Un’opera ben strutturata in quattro atti, alla maniera classica, registicamente quasi simmetrici, suddivisi da piccoli istanti di buio completo.
La scena è una semplice cucina, in cui però è ben riflesso, nelle sue mille sfaccettature, il rimbombo assordante della periferia urbana, della quale ogni problematica trova spazio non solo nei gesti più sfacciatamente scabrosi, ma in una banale, diffusa, sottesa attitudine alla violenza ed alla sottomissione alle sue dinamiche.
Tre personaggi, un dialogo incessante che coinvolge il pubblico in una fortissima tensione, offrendo amplissimi spunti di riflessione riguardo a molte problematiche della società odierna, e soprattutto riguardo alle modalità di approccio e reazione che si possono avere ad esse; riflessioni non cercate attraverso discorsi lenti e pesanti, bensì sorte spontaneamente di fronte all’osservazione di tipi umani che emergono dal dialogo pregno di simbolismo, e da una verità che affiora poco a poco, lasciata intendere e mai descritta, per poi essere traumaticamente svelata nel finale.

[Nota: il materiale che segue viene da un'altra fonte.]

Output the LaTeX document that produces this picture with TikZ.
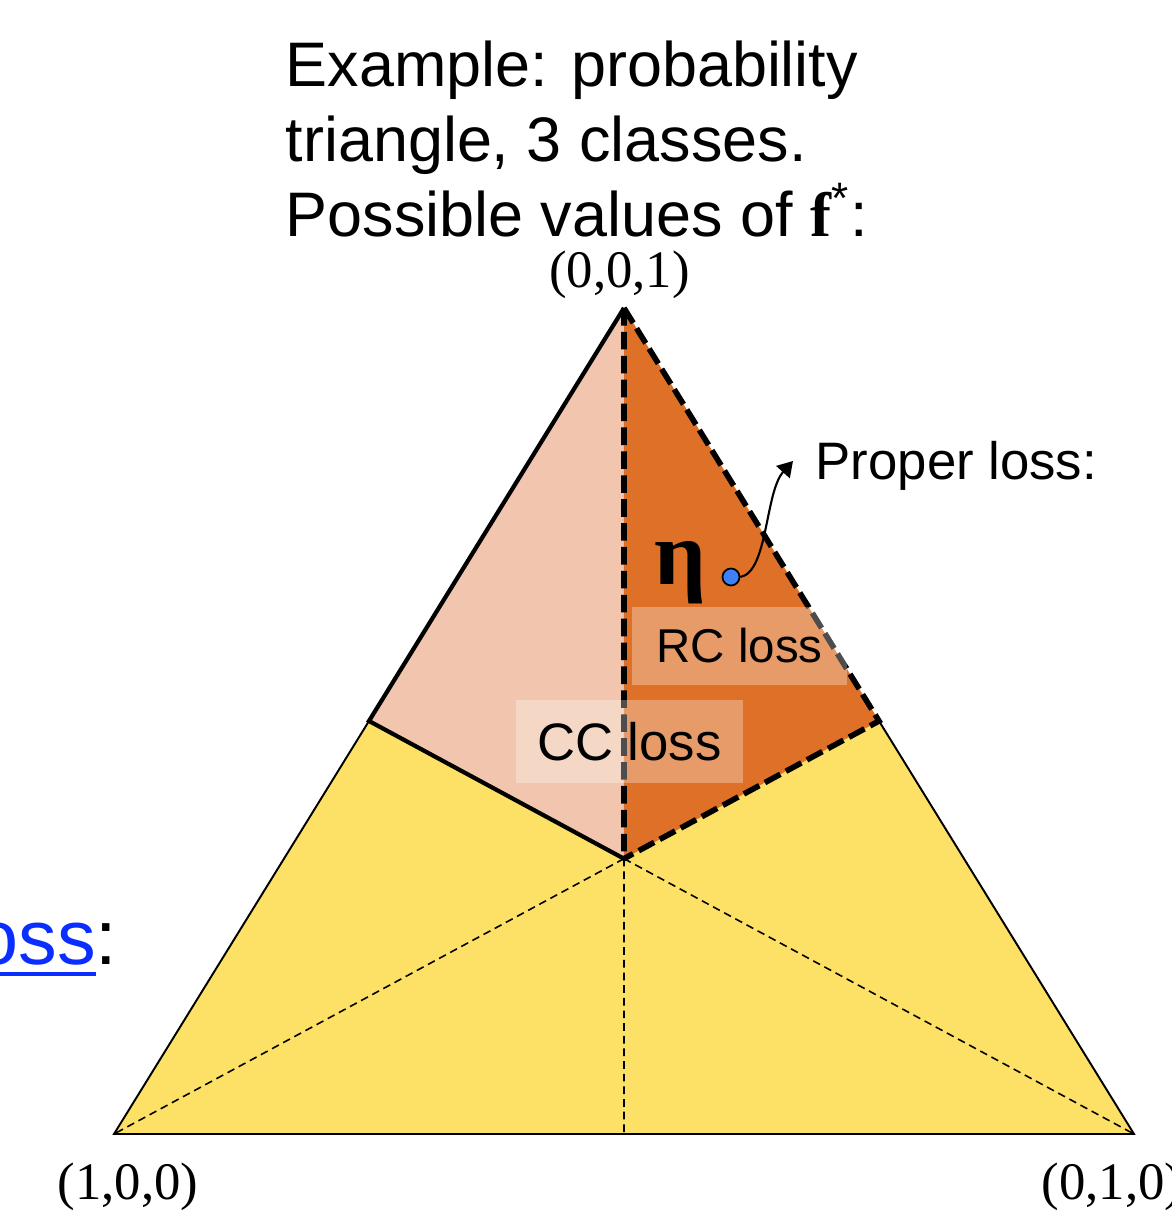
\documentclass[tikz,border=0pt]{standalone}
\usepackage{fontspec}
\setmainfont{Liberation Sans}
\newfontfamily\timesfont{Liberation Serif}
\usetikzlibrary{arrows.meta,positioning,calc}

\definecolor{regionyellow}{HTML}{FCE166}
\definecolor{regionpeach}{HTML}{F2C6AE}
\definecolor{regionorange}{HTML}{DE7028}
\definecolor{etablue}{HTML}{3F80F8}
\definecolor{linkblue}{HTML}{0A2EFF}

% hyperlink-like underlined word
\newcommand{\linkword}[1]{\textcolor{linkblue}{\setbox0\hbox{#1}\rlap{\rule[-1.1mm]{\wd0}{1.2pt}}\box0}}

\begin{document}
\begin{tikzpicture}[
    >={Triangle[length=1.5mm,width=1.8mm]},
    edge/.style={draw=black,line width=0.55pt},
    split/.style={draw=black,line width=0.45pt,dash pattern=on 2.2pt off 1.4pt},
    border/.style={draw=black,line width=1.2pt},
    dashborder/.style={draw=black,line width=1.6pt,dash pattern=on 5pt off 1.8pt},
    lossbox/.style={fill=white,fill opacity=0.3,text opacity=1,inner sep=0pt,
      font=\fontsize{15}{18}\selectfont},
    corner/.style={font=\timesfont\fontsize{15}{18}\selectfont,anchor=base,inner sep=0pt}
  ]
    \useasboundingbox (0,0) rectangle (11.72,12.17);

    % simplex corners and splitting points
    \coordinate (A) at (1.14,0.83);
    \coordinate (B) at (11.34,0.83);
    \coordinate (C) at (6.24,9.09);
    \coordinate (O) at (barycentric cs:A=1,B=1,C=1);
    \coordinate (AC) at ($(A)!0.5!(C)$);
    \coordinate (BC) at ($(B)!0.5!(C)$);
    \coordinate (AB) at ($(A)!0.5!(B)$);

    \fill[regionyellow] (A) -- (B) -- (C) -- cycle;
    \fill[regionpeach] (C) -- (AC) -- (O) -- cycle;
    \fill[regionorange] (C) -- (BC) -- (O) -- cycle;

    \draw[split] (O) -- (A);
    \draw[split] (O) -- (B);
    \draw[split] (O) -- (AB);
    \draw[edge] (AC) -- (A) -- (B) -- (BC);
    \draw[border] (C) -- (AC) -- (O);
    \draw[dashborder] (C) -- (O);
    \draw[dashborder] (C) -- (BC) -- (O);

    \node[lossbox,minimum width=2.15cm,minimum height=0.78cm,
      font=\fontsize{13.5}{16}\selectfont] (rcloss) at (7.395,5.71) {RC loss};
    \node[lossbox,minimum width=2.27cm,minimum height=0.83cm] (ccloss) at (6.295,4.755) {CC loss};

    \node[corner] (topcorner) at (6.195,9.29) {(0,0,1)};
    \node[corner] (leftcorner) at (1.28,0.18) {(1,0,0)};
    \node[corner] (rightcorner) at (11.12,0.18) {(0,1,0)};

    \node[anchor=north west,align=left,inner sep=0pt,font=\fontsize{17.9}{21.3}\selectfont]
      (title) at (2.85,11.77)
      {Example: probability\\triangle, 3 classes.\\Possible values of {\timesfont\bfseries f}\textsuperscript{*}:};

    \node[font=\timesfont\bfseries\fontsize{26}{30}\selectfont,anchor=base,inner sep=0pt]
      (etalabel) at (6.80,6.32) {η};
    \node[anchor=base west,inner sep=0pt,font=\fontsize{15}{18}\selectfont]
      (proper) at (8.15,7.37) {Proper loss:};
    \coordinate (propertip) at (7.93,7.56);
    \node[anchor=base east,inner sep=0pt,font=\fontsize{22}{26}\selectfont]
      (losslink) at (1.18,2.52) {\linkword{loss}:};

    \node[circle,fill=etablue,draw=black,line width=0.5pt,inner sep=0pt,minimum size=0.17cm]
      (eta) at (7.31,6.40) {};
    \draw[->,line width=0.6pt] (eta.east) .. controls (7.68,6.45) and (7.65,7.25) .. (propertip);
  \end{tikzpicture}
\end{document}
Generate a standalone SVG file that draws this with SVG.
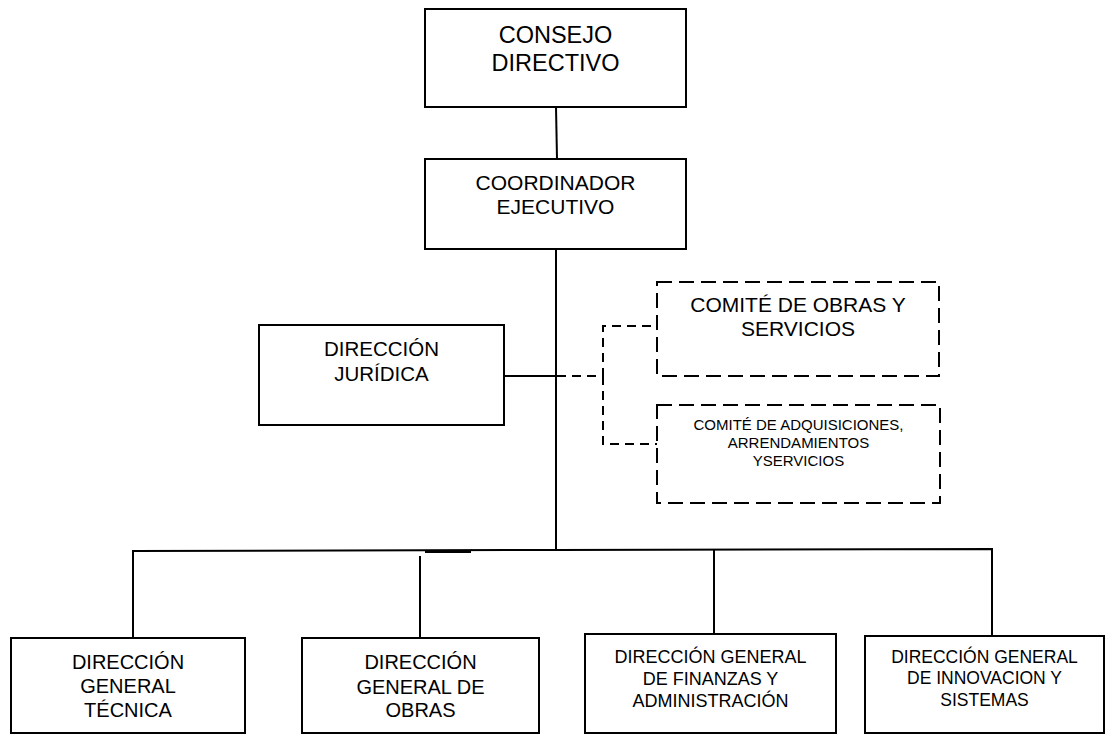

Un’opera moderna che ha molto del teatro classico greco, dalla capacità di trasportare ed emozionare fortemente il pubblico, alla non-rappresentazione diretta delle scene di violenza, e soprattutto nel ritrovamento del fulcro tragico nella perenne lotta tra giustizia sociale e giustizia privata.
La giustizia è tale in quanto giusta o in quanto applicata? Quali sono i criteri per la sua applicazione? Si può davvero parlare di “tipi umani”? Esiste il relativismo in giustizia, la annulla o la motiva? C’è qualcuno che davvero la garantisca?
Probabilmente una tragedia di difficile rappresentazione, ma perfettamente orchestrata dalla regia di Luca Ligato e animata dalle interpretazioni di Alice Redini, Dario Merlini e Umberto Terruso.